今回の注目はキタサンブラック。主導権を握って無理のない展開に持ち込める脚質と、直線を向いてまず突き放す瞬発力、一旦捕まってもそこから巻き返すことのできるスタミナと競り合いで譲らない勝負根性を兼ね備えていて、王道GI戦線で堅実な強さを見せ続けている。
しかし1番人気を背負ったG2で付け入る隙がないかとなると話は別。大阪杯ではアンビシャスに交わされているし、天皇賞でもカレンミロティックに一旦は完全に捕らえられたように、直線での末脚勝負で一線級を相手にするとまだまだ心許ない。
今回は少頭数の京都2400外回り。開幕週であることも他馬のキレが増すだけで、前にいるこの馬が有利になる方向には働かないと思う。そして自身初めての1番人気で完全にマークされる立場。何だかんだで他馬の意識が後ろに向いていたこれまでのレースとは状況が全く違う。さらに今回はヤマカツライデンがハナに拘る姿勢を見せているし、キタサンブラックは2番手からの競馬。自分で前の馬を捕まえに行きつつ、後ろから差してくる強豪を押さえなければならないという難しい立場を強いられる。この馬のこれまでの成績を支えてきた、生来の地味さによる他馬からのノーマークというメリットが今回はない。開幕週であることも、前日の京都メインで最低人気の馬に逃げ切りを許してしまったことも全ての騎手が頭に入れているはず。
相手にはラブリーデイ、サウンズオブアース、ラストインパクトとこの距離で現役屈指のキレ味を持つ馬が3頭揃った。この3頭が、これまでのように多頭数の馬群の中ではなく、少頭数で自身のすぐ真後ろにつけてぴったりマークしてくる。これまでにないほど厳しい状況の中で、単勝は実質1倍台。ここが消して勝負するところではないかと思う。



ラブリーデイは一時期の勢いは無くなったように見えるけど、大阪杯では超スローで差しに回って4着なら評価を下げる必要はない。本来は先行してこその馬。前走宝塚記念も見せ場十分で、マクリ気味に進出して直線を向いてキタサンブラックに並びかけたところでは勝ったかと思わせたほど。最後ステファノスとともに失速したのは明らかにスタミナ切れ。マリアライトが上り36秒台でマクリきってしまうような我慢比べレースになってしまったのでしょうがない。もし普通かそれより軽い馬場だったらラブリーデイが押し切っていたレースだったと思っている。
今回は1ハロン伸びるとはいえ、去年快勝したように、問われる距離適性はむしろ遥かに短くて済むはず。少頭数の分だけキタサンブラックをしっかりマークできそうだし、時計勝負が大得意で雨も苦にしないので開幕週の綺麗な馬場も適性十分。
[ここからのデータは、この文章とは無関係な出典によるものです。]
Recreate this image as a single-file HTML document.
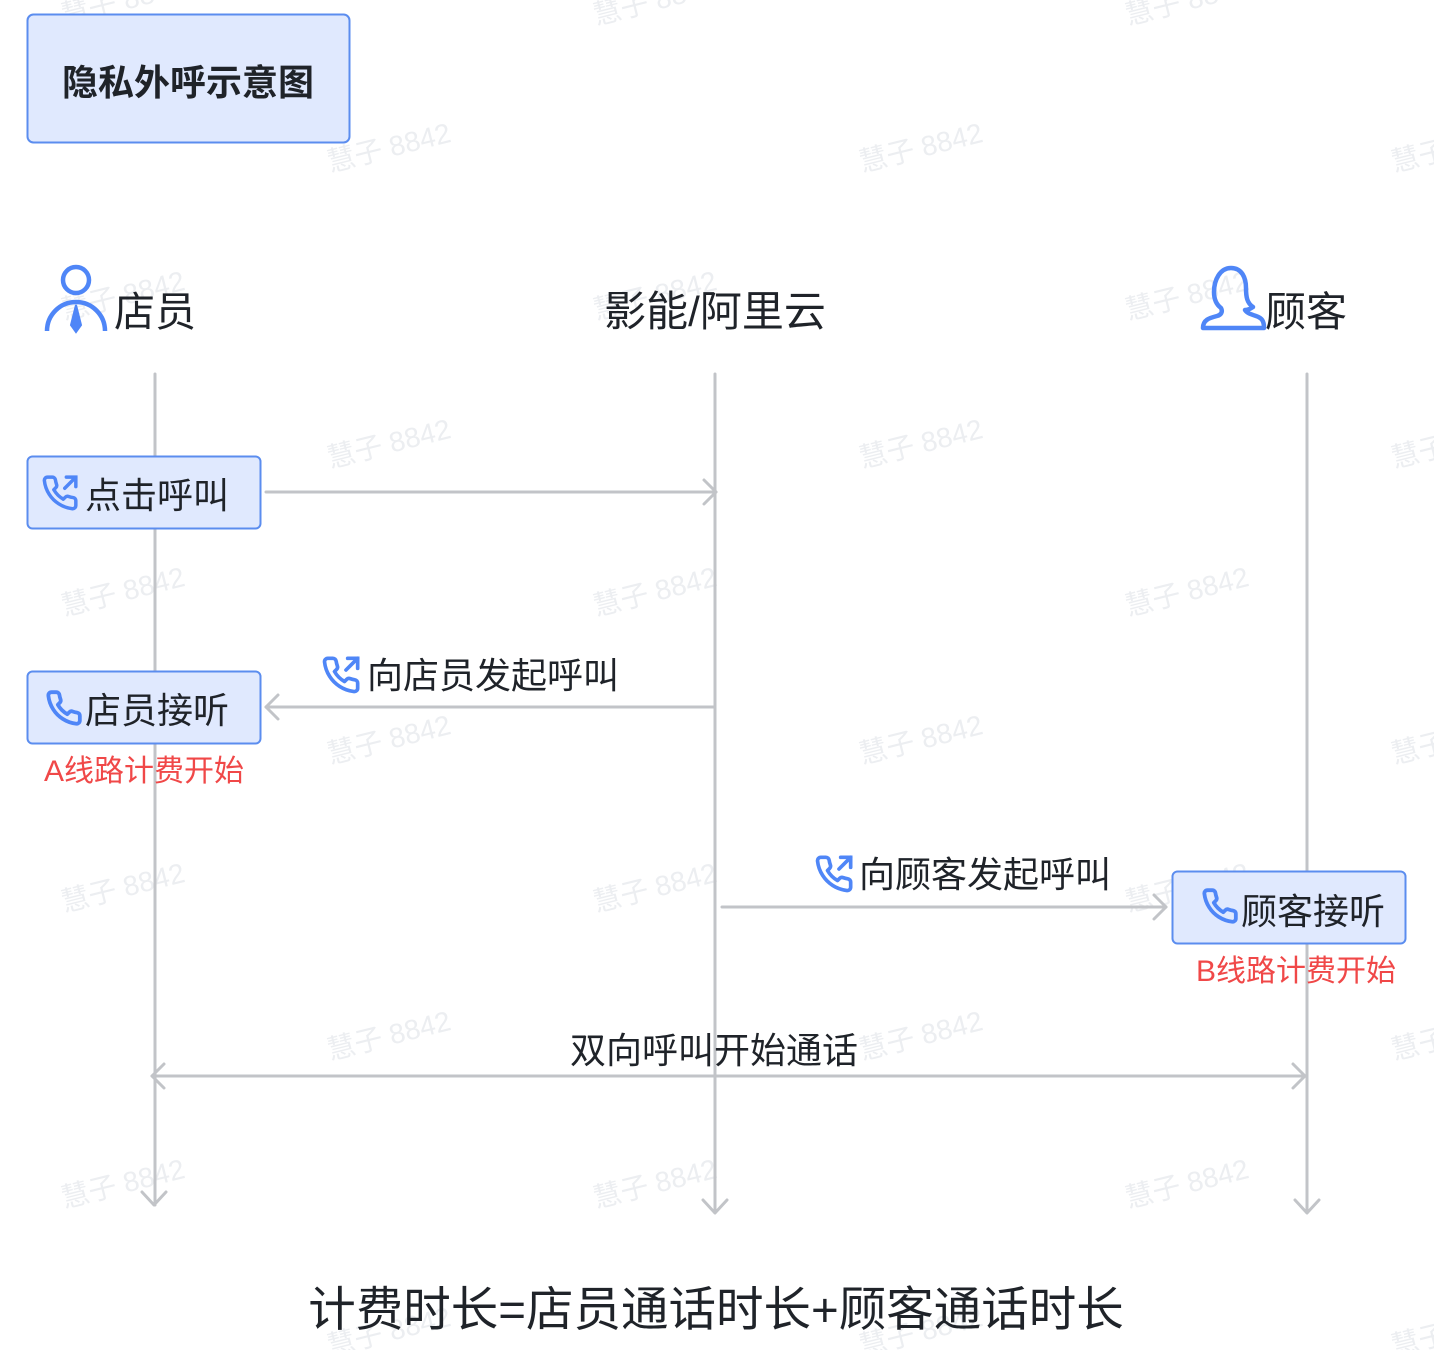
<!DOCTYPE html>
<html><head><meta charset="utf-8"><style>
html,body{margin:0;padding:0;background:#fff;}
svg{display:block;}
text{font-family:"Liberation Sans","Noto Sans CJK SC",sans-serif;}
</style></head><body>
<svg width="1434" height="1350" viewBox="0 0 1434 1350" xmlns="http://www.w3.org/2000/svg">
<defs>
<symbol id="ph" viewBox="0 0 24 24"><path d="M22 16.92v3a2 2 0 0 1-2.18 2 19.79 19.79 0 0 1-8.63-3.07 19.5 19.5 0 0 1-6-6 19.79 19.79 0 0 1-3.070-8.67A2 2 0 0 1 4.11 2h3a2 2 0 0 1 2 1.72c.13.96.36 1.9.7 2.81a2 2 0 0 1-.45 2.11L8.09 9.91a16 16 0 0 0 6 6l1.27-1.270a2 2 0 0 1 2.11-.45c.91.34 1.85.57 2.81.7A2 2 0 0 1 22 16.92z" fill="none" stroke="#4f86f7" stroke-width="2.4" stroke-linejoin="round"/></symbol>
<symbol id="pho" viewBox="0 0 24 24"><path d="M22 16.92v3a2 2 0 0 1-2.18 2 19.79 19.79 0 0 1-8.63-3.07 19.5 19.5 0 0 1-6-6 19.79 19.79 0 0 1-3.07-8.67A2 2 0 0 1 4.11 2h3a2 2 0 0 1 2 1.72c.13.96.36 1.9.7 2.81a2 2 0 0 1-.45 2.11L8.09 9.91a16 16 0 0 0 6 6l1.27-1.27a2 2 0 0 1 2.11-.45c.91.34 1.85.57 2.81.7A2 2 0 0 1 22 16.92z" fill="none" stroke="#4f86f7" stroke-width="2.2" stroke-linejoin="round"/><path d="M15 9l7-7M16 2h6v6" fill="none" stroke="#4f86f7" stroke-width="2.2" stroke-linecap="round"/></symbol>
</defs>
<g fill="#eceef1" font-size="28">
<text transform="translate(330,172) rotate(-14)">慧子 8842</text>
<text transform="translate(862,172) rotate(-14)">慧子 8842</text>
<text transform="translate(1394,172) rotate(-14)">慧子 8842</text>
<text transform="translate(596,25) rotate(-14)">慧子 8842</text>
<text transform="translate(1128,25) rotate(-14)">慧子 8842</text>
<text transform="translate(64,25) rotate(-14)">慧子 8842</text>
<text transform="translate(64,320) rotate(-14)">慧子 8842</text>
<text transform="translate(596,320) rotate(-14)">慧子 8842</text>
<text transform="translate(1128,320) rotate(-14)">慧子 8842</text>
<text transform="translate(330,468) rotate(-14)">慧子 8842</text>
<text transform="translate(862,468) rotate(-14)">慧子 8842</text>
<text transform="translate(1394,468) rotate(-14)">慧子 8842</text>
<text transform="translate(64,616) rotate(-14)">慧子 8842</text>
<text transform="translate(596,616) rotate(-14)">慧子 8842</text>
<text transform="translate(1128,616) rotate(-14)">慧子 8842</text>
<text transform="translate(330,764) rotate(-14)">慧子 8842</text>
<text transform="translate(862,764) rotate(-14)">慧子 8842</text>
<text transform="translate(1394,764) rotate(-14)">慧子 8842</text>
<text transform="translate(64,912) rotate(-14)">慧子 8842</text>
<text transform="translate(596,912) rotate(-14)">慧子 8842</text>
<text transform="translate(1128,912) rotate(-14)">慧子 8842</text>
<text transform="translate(330,1060) rotate(-14)">慧子 8842</text>
<text transform="translate(862,1060) rotate(-14)">慧子 8842</text>
<text transform="translate(1394,1060) rotate(-14)">慧子 8842</text>
<text transform="translate(64,1208) rotate(-14)">慧子 8842</text>
<text transform="translate(596,1208) rotate(-14)">慧子 8842</text>
<text transform="translate(1128,1208) rotate(-14)">慧子 8842</text>
<text transform="translate(330,1356) rotate(-14)">慧子 8842</text>
<text transform="translate(862,1356) rotate(-14)">慧子 8842</text>
<text transform="translate(1394,1356) rotate(-14)">慧子 8842</text>
</g>

<rect x="27.5" y="14.5" width="322" height="128" rx="6" fill="#e0e9fe" stroke="#5b8def" stroke-width="2"/>
<text x="188" y="95" font-size="36" font-weight="bold" fill="#1f2329" text-anchor="middle">隐私外呼示意图</text>

<g fill="none" stroke="#4f86f7" stroke-width="4.5">
<circle cx="76" cy="280" r="13"/>
<path d="M47 331 A29 29 0 0 1 105 331"/>
<path d="M76 305 l-5 20 l5 7 l5 -7 z" fill="#4f86f7" stroke-width="2"/>
<path d="M1203 328 c0-8 6-10 14-12 c4-1 6-4 4-8 c-4-3-7-8-7-16 c0-12 6-24 17-24 c11 0 15 10 15 20 c0 9 1 15 7 19 c-3 2-6 3-8 3 c2 3 5 4 11 6 c6 2 8 5 8 12 z" stroke-linejoin="round"/>
</g>
<text x="114" y="326" font-size="41" fill="#1f2329">店员</text>
<text x="715" y="326" font-size="42" fill="#1f2329" text-anchor="middle">影能/阿里云</text>
<text x="1265" y="326" font-size="41" fill="#1f2329">顾客</text>

<g stroke="#c2c4c8" stroke-width="3" fill="none" stroke-linecap="round" stroke-linejoin="round">
<line x1="155" y1="374" x2="155" y2="1205"/>
<line x1="715" y1="374" x2="715" y2="1212"/>
<line x1="1307" y1="374" x2="1307" y2="1212"/>
<path d="M142 1192 L154 1205 L166 1192"/>
<path d="M703 1200 L715 1213 L727 1200"/>
<path d="M1295 1200 L1307 1213 L1319 1200"/>
<line x1="266" y1="492" x2="716" y2="492"/>
<path d="M704 480 L716 492 L704 504"/>
<line x1="714" y1="707" x2="266" y2="707"/>
<path d="M278 695 L266 707 L278 719"/>
<line x1="722" y1="907" x2="1166" y2="907"/>
<path d="M1154 895 L1166 907 L1154 919"/>
<line x1="152" y1="1076" x2="1305" y2="1076"/>
<path d="M164 1064 L152 1076 L164 1088"/>
<path d="M1293 1064 L1305 1076 L1293 1088"/>
</g>

<rect x="27.5" y="456.5" width="233" height="72" rx="5" fill="#e0e9fe" stroke="#5b8def" stroke-width="2"/>
<use href="#pho" x="41" y="474" width="38" height="38"/>
<text x="85" y="508" font-size="36" fill="#1f2329">点击呼叫</text>

<rect x="27.5" y="671.5" width="233" height="72" rx="5" fill="#e0e9fe" stroke="#5b8def" stroke-width="2"/>
<use href="#ph" x="45" y="689" width="38" height="38"/>
<text x="85" y="723" font-size="36" fill="#1f2329">店员接听</text>
<text x="44" y="781" font-size="30" fill="#f04848">A线路计费开始</text>

<use href="#pho" x="321" y="655" width="40" height="40"/>
<text x="367" y="688" font-size="36" fill="#1f2329">向店员发起呼叫</text>

<use href="#pho" x="814" y="854" width="40" height="40"/>
<text x="859" y="887" font-size="36" fill="#1f2329">向顾客发起呼叫</text>

<rect x="1172.5" y="871.5" width="233" height="72" rx="5" fill="#e0e9fe" stroke="#5b8def" stroke-width="2"/>
<use href="#ph" x="1201" y="887" width="38" height="38"/>
<text x="1241" y="924" font-size="36" fill="#1f2329">顾客接听</text>
<text x="1196" y="981" font-size="30" fill="#f04848">B线路计费开始</text>

<text x="714" y="1063" font-size="36" fill="#1f2329" text-anchor="middle">双向呼叫开始通话</text>

<text x="716" y="1326" font-size="47.5" fill="#1f2329" text-anchor="middle">计费时长=店员通话时长+顾客通话时长</text>
</svg>
</body></html>
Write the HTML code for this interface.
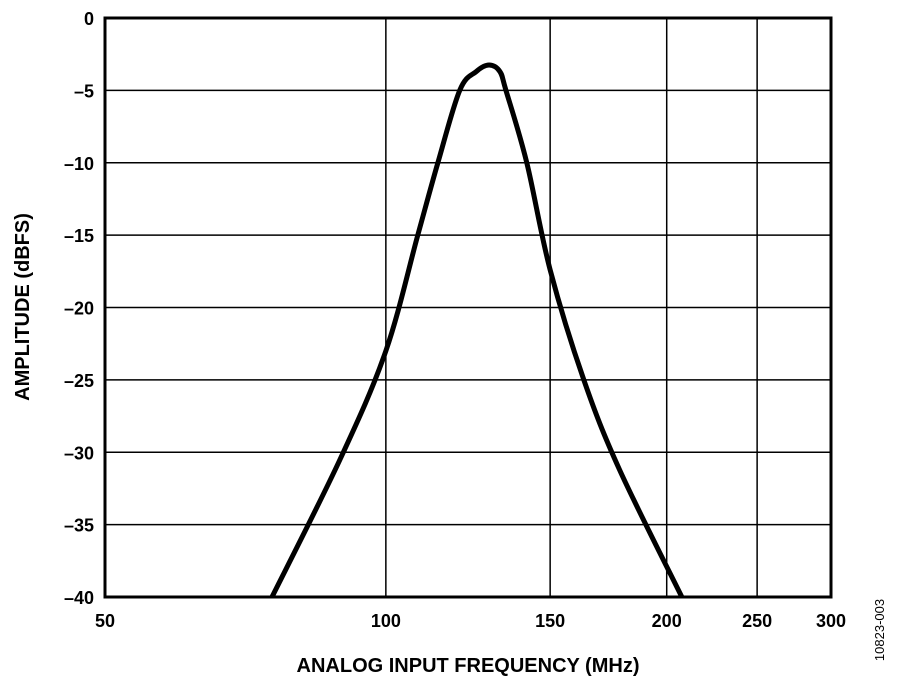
<!DOCTYPE html>
<html><head><meta charset="utf-8"><style>
body{margin:0;background:#fff}
svg text{font-family:"Liberation Sans",Arial,sans-serif;font-weight:bold;fill:#000}
</style></head><body>
<svg id="chart" width="900" height="686" xmlns="http://www.w3.org/2000/svg"></svg>
<script>
const xTicks=[50,100,150,200,250,300];
const yTicks=[0,-5,-10,-15,-20,-25,-30,-35,-40];
const freqs=[75.5,89.3,100,108.2,113.7,120,125,129,132.5,134.5,141.6,150,163,178,207.6];
const amps=[-40,-30.5,-23,-15,-10,-5,-3.7,-3.25,-3.7,-5,-10,-17.4,-25,-31.2,-40];
const L=105,R=831,T=18,B=597;
const NS="http://www.w3.org/2000/svg",svg=document.getElementById('chart');
const xs=f=>L+(R-L)*Math.log(f/50)/Math.log(6);
const ys=a=>T+(B-T)*(0-a)/40;
function mk(t,at,parent){const e=document.createElementNS(NS,t);for(const k in at)e.setAttribute(k,at[k]);(parent||svg).appendChild(e);return e;}
const grid=mk('g',{});


xTicks.forEach(v=>{const l=mk('line',{x1:xs(v),x2:xs(v),y1:T,y2:B,stroke:'#000','stroke-width':1.5},grid);


const t=mk('text',{x:xs(v),y:627,'text-anchor':'middle','font-size':18});t.textContent=v;

});
yTicks.forEach(v=>{const l=mk('line',{x1:L,x2:R,y1:ys(v),y2:ys(v),stroke:'#000','stroke-width':1.5},grid);


const t=mk('text',{x:94,y:ys(v)+7,'text-anchor':'end','font-size':18});t.textContent=v===0?'0':'\u2013'+(-v);

});
const fr=mk('rect',{x:L,y:T,width:R-L,height:B-T,fill:'none',stroke:'#000','stroke-width':3});


const P=freqs.map((f,i)=>[xs(f),ys(amps[i])]);
let d='M'+P[0][0]+','+P[0][1];
for(let i=0;i<P.length-1;i++){const p0=P[Math.max(i-1,0)],p1=P[i],p2=P[i+1],p3=P[Math.min(i+2,P.length-1)];
d+=' C'+(p1[0]+(p2[0]-p0[0])/6)+','+(p1[1]+(p2[1]-p0[1])/6)+' '+(p2[0]-(p3[0]-p1[0])/6)+','+(p2[1]-(p3[1]-p1[1])/6)+' '+p2[0]+','+p2[1];}
const c=mk('path',{d:d,fill:'none',stroke:'#000','stroke-width':5,'stroke-linejoin':'round'});


const xt=mk('text',{x:468,y:672,'text-anchor':'middle','font-size':20});xt.textContent='ANALOG INPUT FREQUENCY (MHz)';


const yt=mk('text',{x:0,y:0,'text-anchor':'middle','font-size':20,transform:'translate(29,307) rotate(-90)'});yt.textContent='AMPLITUDE (dBFS)';


const id=mk('text',{x:0,y:0,'text-anchor':'middle','font-size':13,style:'font-weight:normal',transform:'translate(884,630) rotate(-90)'});id.textContent='10823-003';


</script>
</body></html>
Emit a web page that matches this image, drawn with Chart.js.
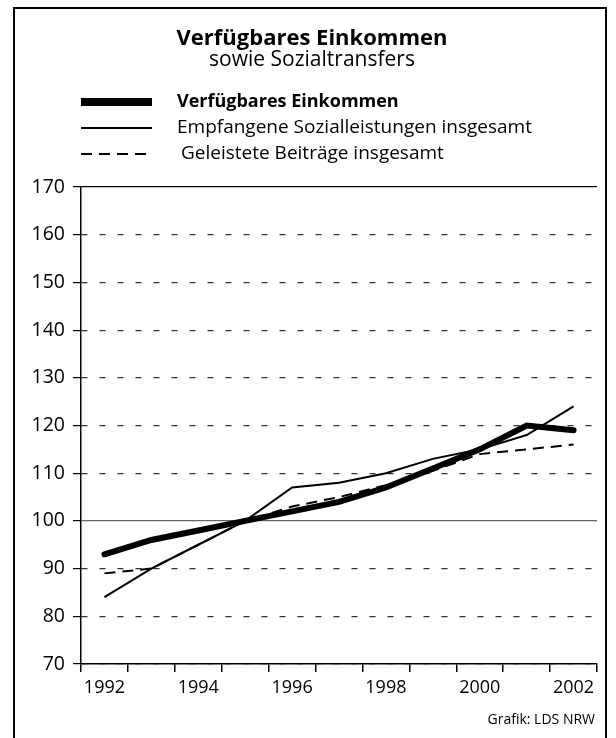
<!DOCTYPE html>
<html>
<head>
<meta charset="utf-8">
<script src="https://cdn.jsdelivr.net/npm/chart.js@4.4.1/dist/chart.umd.min.js"></script>
<style>
  html, body { margin: 0; padding: 0; background: #fff; }
  #wrap { position: relative; width: 616px; height: 738px; }
</style>
</head>
<body>
<div id="wrap"><canvas id="chart" width="616" height="738"></canvas></div>
<script>
// Verfügbares Einkommen sowie Sozialtransfers (Index, 1995 = 100)
var years = ['1992', '1993', '1994', '1995', '1996', '1997', '1998', '1999', '2000', '2001', '2002'];
var einkommen = [93, 96, 98, 100, 102, 104, 107, 111, 115, 120, 119];
var sozialleistungen = [84, 90, 95, 100, 107, 108, 110, 113, 115, 118, 124];
var beitraege = [89, 90, 95, 100, 103, 105, 107.5, 110.5, 114, 115, 116];

var seriesNames = ['Verfügbares Einkommen', 'Empfangene Sozialleistungen insgesamt', 'Geleistete Beiträge insgesamt'];
var FONT = '"Open Sans", "Liberation Sans", sans-serif';

// title, legend, footer and outer frame
var decorPlugin = {
  id: 'decor',
  beforeDraw: function(chart) {
    var ctx = chart.ctx;
    ctx.save();
    ctx.fillStyle = '#fff';
    ctx.fillRect(0, 0, chart.width, chart.height);
    ctx.restore();
  },
  afterDraw: function(chart) {
    var ctx = chart.ctx;
    ctx.save();
    // frame
    ctx.strokeStyle = '#000';
    ctx.lineWidth = 2;
    ctx.strokeRect(14, 8, 592, 740);

    ctx.fillStyle = '#000';
    ctx.textAlign = 'center';
    ctx.textBaseline = 'middle';
    ctx.font = 'bold 22px ' + FONT;
    ctx.fillText('Verfügbares Einkommen', 312, 39);
    ctx.font = '21px ' + FONT;
    ctx.fillText('sowie Sozialtransfers', 312, 60);

    // legend
    var rows = [102, 128, 154];
    var styles = [
      { w: 8, dash: [] },
      { w: 2, dash: [] },
      { w: 2, dash: [11, 7] }
    ];
    ctx.textAlign = 'left';
    for (var i = 0; i < rows.length; i++) {
      ctx.beginPath();
      ctx.lineWidth = styles[i].w;
      ctx.setLineDash(styles[i].dash);
      ctx.moveTo(81, rows[i]);
      ctx.lineTo(152, rows[i]);
      ctx.stroke();
      ctx.setLineDash([]);
      ctx.font = (i === 0 ? 'bold 18px ' : '19px ') + FONT;
      ctx.fillText(seriesNames[i], i === 2 ? 181 : 177, rows[i]);
    }

    ctx.textAlign = 'right';
    ctx.font = '14px ' + FONT;
    ctx.fillText('Grafik: LDS NRW', 595, 720);
    ctx.restore();
  }
};

new Chart(document.getElementById('chart'), {
  type: 'line',
  data: {
    labels: years,
    datasets: [{
      label: seriesNames[0],
      data: einkommen,
      borderColor: '#000',
      borderWidth: 6,
      borderCapStyle: 'round',
      pointRadius: 0,
      tension: 0
    }, {
      label: seriesNames[1],
      data: sozialleistungen,
      borderColor: '#000',
      borderWidth: 2,
      pointRadius: 0,
      tension: 0
    }, {
      label: seriesNames[2],
      data: beitraege,
      borderColor: '#000',
      borderWidth: 2,
      borderDash: [11, 7],
      pointRadius: 0,
      tension: 0
    }]
  },
  options: {
    responsive: false,
    animation: false,
    layout: { padding: { left: 15, top: 187, right: 19, bottom: 34 } },
    plugins: {
      legend: { display: false },
      tooltip: { enabled: false }
    },
    scales: {
      x: {
        offset: true,
        afterFit: function(scale) { scale.height = 40; },
        grid: {
          offset: true,
          tickLength: 8,
          tickColor: '#000',
          color: function(c) { return c.index === years.length ? '#000' : 'rgba(0,0,0,0)'; },
          lineWidth: 1.5
        },
        border: { color: '#000', width: 1.5 },
        ticks: {
          autoSkip: false,
          maxRotation: 0,
          padding: 5,
          color: '#000',
          font: { family: FONT, size: 18 },
          callback: function(v, i) { return i % 2 === 0 ? years[i] : ''; }
        }
      },
      y: {
        min: 70,
        max: 170,
        afterFit: function(scale) { scale.width = 66; },
        grid: {
          tickLength: 8,
          tickColor: '#000',
          lineWidth: 1.2,
          color: function(c) {
            if (c.tick && c.tick.value === 170) return '#000';
            if (c.tick && c.tick.value === 100) return '#666';
            return '#333';
          }
        },
        border: {
          color: '#000',
          width: 1.5,
          dash: function(c) {
            if (c.tick && (c.tick.value === 170 || c.tick.value === 100)) return [];
            return [6, 12];
          }
        },
        ticks: {
          stepSize: 10,
          padding: 8,
          color: '#000',
          font: { family: FONT, size: 19.5 }
        }
      }
    }
  },
  plugins: [decorPlugin]
});
</script>
</body>
</html>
この条件ならキタサンよりもラブリーデイにハッキリ分があると思っている。不安があるとすればルメールが消極的に乗りすぎないかということくらい。


ただ2400はラブリーデイにとってベストではないことも確かなので、頭で勝負してよいか少し悩むところ。この距離なら2キロの差も考えればサウンズオブアースでも互角の勝負にはなる。ただサウンズオブアースは競り合いの弱さが解消される気配が全くないのでこちらも◎は打ちにくい。


本命はラストインパクト。2年前のこのレースの勝ち馬で、準オープンも同コースで先行して上り2位の末脚で快勝、ジャパンC2着もあるように2400での実績は申し分なし。この距離の高速馬場で真っ当に末脚だけで勝負させればメンバー中一番強い可能性がある。
今回はかつての主戦で( 5 1 2 7 )の騎乗成績を残した川田将雅。苦手な道悪3戦、距離の長すぎた天皇賞2回、そして休み明けを除けば重賞3勝を含めて( 5 1 2 0 )という文句なしの成績を残している。
問題は今回がその苦手な休み明けであること。10週以上間隔が開くと( 1 0 1 5 )で、条件戦勝ちが一回あるだけ。これを克服しない限り勝ち目はない。しかしこの点に関しては、春に松田博資厩舎が解散して角居厩舎に移籍したことで多少違いが出てもおかしくない。普段坂路ではほとんど走らない馬が一週前に52秒台の時計を記録。状態面はこれまでになく良いかもしれない。


◎ラストインパクト
○サウンズオブアース
▲ラブリーデイ
△ヒットザターゲット


◎一頭軸三連複と頭固定三連単。ヒットザターゲットはおまけ程度。